After receiving some complaints from customers, the bank launched a review of the program in 2016 as it was dealing with the repercussions from the sham-accounts scandal. The review found that between 2012 and 2017, many customers were being charged for insurance premiums even though they already had their own policy. In some cases, the bank said, the unpaid extra premiums led customers to lose their cars.
Wells Fargo, which has discontinued the program, said the problem was caused by a third-party vendor but has agreed to refund about $80 million in premiums and other costs. That will include compensating customers who faced repossessions. The bank says it will also work with the credit bureaus to rehabilitate customers’ credit scores.
“We are deeply sorry for any harm we caused our customers, who expect and deserve better from us,” Sloan, the company’s CEO, said in a message to employees shortly after news of the problem became public. “We will acknowledge mistakes and take responsibility for our actions.”
That is not good enough for Hanef, the Durham social worker.
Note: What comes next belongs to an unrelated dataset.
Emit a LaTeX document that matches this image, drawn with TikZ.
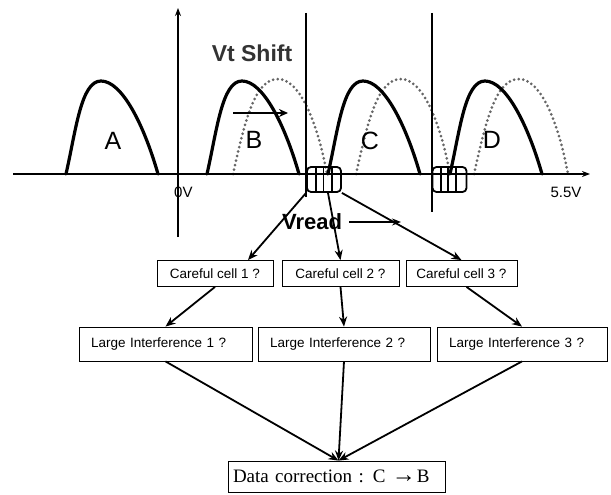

He didn’t learn that Wells Fargo had begun charging him for auto insurance until after his car was repossessed. “My policy had not lapsed, so I told them it was a mistake and thought, ‘Okay, it is going to get fixed now,’ ” he said.
But Wells Fargo said it was up to him to detect the problem, Hanef said. “They blamed me for not paying attention to my statements, but that doesn’t change the fact that they did something that they shouldn’t have,” he said.
With his car scheduled to be sold at auction in less than two weeks, Hanef said he felt pressured to pay the $350 repossession fee and other costs to get his car returned.
“Hanef is part of the remediation and we are very sorry for his experience,” Wells Fargo said in a statement.
Even if Wells Fargo refunds those costs, Hanef said he will still need help repairing his credit reports.
For now, his plans to refinance his home so that he can pay off student loans have been shelved because of his low credit score, he said.
“All of those years of working to establish my credit is down the drain just like that,” he said. “It will take years to build it up again.”